Monday, February 21, 2005

The east vs. the west

One of the things that has sort of jumped out at me in my comparitive religion class is that one of the big differences between eastern religions (e.g. Buddhism, Taoism, and Hinduism) and western religions (e.g. Judaism, Christianity, and Islam) is that the eastern ones deny the obvious and the western ones affirm the obvious. I'm speaking in generalities here. I realize there are exceptions.

Several eastern religions think our major problem is ignorance. We're all deluded somehow, and we need to reach enlightenment. Englightenment always turns out to be the realization that reality is quite different than it appears. The external world is an illusion, the distinction between self and others is an illusion, time is an illusion, and even logic is an illusion.

The eastern religion mind-set seems self-refuting to me. There are certain things that seem obvious to us. There's a real tangible world out there, we are not all the same person, time is real, and logic is real. If we're all deluded about these things, then our cognative faculties aren't working right. And if our cognative faculties aren't working right, then we're in no position to say whether these things are real or not. If we're in no position to say whether these things are real or not, then we can't say that ordinary experience is delusion and a denial of our ordinary experiences is "englightenment" rather than vice versa.

If we can trust our cognative faculties, then "englightenment" is just another word for "self-delusion." Think about it.

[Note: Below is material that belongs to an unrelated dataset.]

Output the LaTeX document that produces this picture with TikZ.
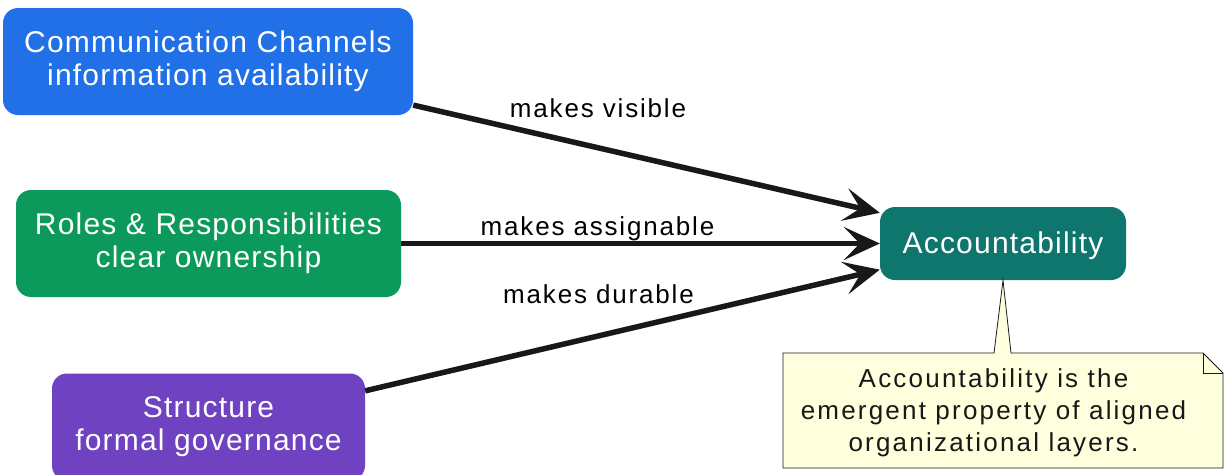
\documentclass[tikz,border=0pt]{standalone}
\usepackage{fontspec}
\setmainfont{Liberation Sans}
\newfontfamily\boxfont[LetterSpace=4]{Liberation Sans}
\newfontfamily\labfont[LetterSpace=7]{Liberation Sans}
\newfontfamily\notefont[LetterSpace=8.5]{Liberation Sans}
\usetikzlibrary{arrows.meta}
\definecolor{commblue}{HTML}{2170E8}
\definecolor{rolegreen}{HTML}{0B9A5B}
\definecolor{structpurple}{HTML}{6F42C1}
\definecolor{accteal}{HTML}{0F766E}
\definecolor{notefill}{HTML}{FEFFDD}
\definecolor{ink}{HTML}{181818}
\tikzset{
  layer/.style={rounded corners=15pt, text=white, align=center,
    font=\boxfont\fontsize{30}{33}\selectfont, inner sep=0pt,
    execute at begin node={\rule{0pt}{26pt}}},
  link/.style={line width=5.5pt, draw=ink,
    -{Stealth[length=36pt, width=33pt, inset=16pt]}},
  linklabel/.style={font=\labfont\fontsize{26}{28}\selectfont, anchor=base, inner sep=0pt},
  notetext/.style={font=\notefont\fontsize{26}{32}\selectfont, align=center, text=ink, inner sep=0pt}
}
\begin{document}
\begin{tikzpicture}[x=1pt, y=-1pt]
  \useasboundingbox (0,0) rectangle (1225,474);
  \clip (0,0) rectangle (1225,474);

  % the three contributing layers
  \node[layer, fill=commblue, minimum width=410pt, minimum height=107pt]
    (comm) at (208,61.5) {Communication Channels\\information availability};
  \node[layer, fill=rolegreen, minimum width=385pt, minimum height=107pt]
    (roles) at (208.5,243.5) {Roles \& Responsibilities\\clear ownership};
  \node[layer, fill=structpurple, minimum width=313pt, minimum height=107pt]
    (struct) at (208.5,427) {Structure\\formal governance};

  % the emergent outcome
  \node[layer, fill=accteal, minimum width=246pt, minimum height=73pt]
    (acc) at (1003,243.5) {Accountability};

  % connectors
  \draw[link] (comm.-12.8) -- (acc.166.7);
  \draw[link] (roles.east) -- (acc.west);
  \draw[link] (struct.13) -- (acc.192.2);

  \node[linklabel] (lvis) at (598,117) {makes visible};
  \node[linklabel] (lasg) at (597.5,235) {makes assignable};
  \node[linklabel] (ldur) at (598.5,303) {makes durable};

  % note with pointer and folded corner
  \coordinate (ntip) at (acc.south);
  \draw[fill=notefill, draw=ink, line width=0.8pt, line join=miter]
    (783,353) -- (994,353) -- (ntip) -- (1011,353) -- (1203,353)
    -- (1223,373) -- (1223,468) -- (783,468) -- cycle;
  \draw[draw=ink, line width=0.8pt] (1203,353) -- (1203,373) -- (1223,373);
  \node[notetext] (note) at (993.5,413) {Accountability is the\\emergent property of aligned\\organizational layers.};
\end{tikzpicture}
\end{document}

Think about the things eastern folks have to go through to help them deny the obvious. Some of them spend all day contemplating the sound of one hand clapping and other such nonsense. Almost all of them meditate in order to escape reality. It's just mental gymnastics. The techniques for meditation often sound a lot like self-hypnosis. The crazy things they do in their strained efforts to escape what seems obvious to all of us is just self-delusion. They're just brainwashing themselves. All they ever succeed in doing is temporarily escaping reality in some altered state of consciousness while meditating. Once they're done, they have to come back and join us all again in the real world.

3 Comments:

At 2/22/2005 2:09 PM , Blogger Kelly said...

Good post. I respect the Eastern religious thought that there is much going on outside of our scope that we don't understand. However, their refusal to recognize that what's going on in our scope is reality, even though a small part of reality, is detrimental to their philosophy.

 
At 2/25/2005 4:37 PM , Blogger Safiyyah said...

I found your post incredibly funny for some reason. Especially the last few paragraphs. I agree with you on the 'reality is an illusion' argument, although I think I would be less harsh on my analysis of the eastern religions.

 
At 3/01/2005 2:01 AM , Blogger ephphatha said...

Safiyyah, I guess some of my emotion came out in that post. I'll tell you why I seemed to be a little harsh. My philosphy teacher is a Buddhist, and he had the gall to get up in front of the class and inform everybody that Christianity is an irrational religion, and Buddhism is a rational religion. I found that highly ironic in light of the fact that every semester I've had him, he and I have gotten into a debate about logic--me, a Christian, defending it, and he, a Buddhist, arguing against it. I'm perfectly okay with him thinking Christianity is irrational or that Buddhism is irrational, especially if he can defend those assertions. But what gets my goat is the fact that he just makes these bald assertions in a class full of students who really don't know any better, and semester after semester, I see him converting these people to his way of thinking. Professors have an incredible amount of influence over how their students think.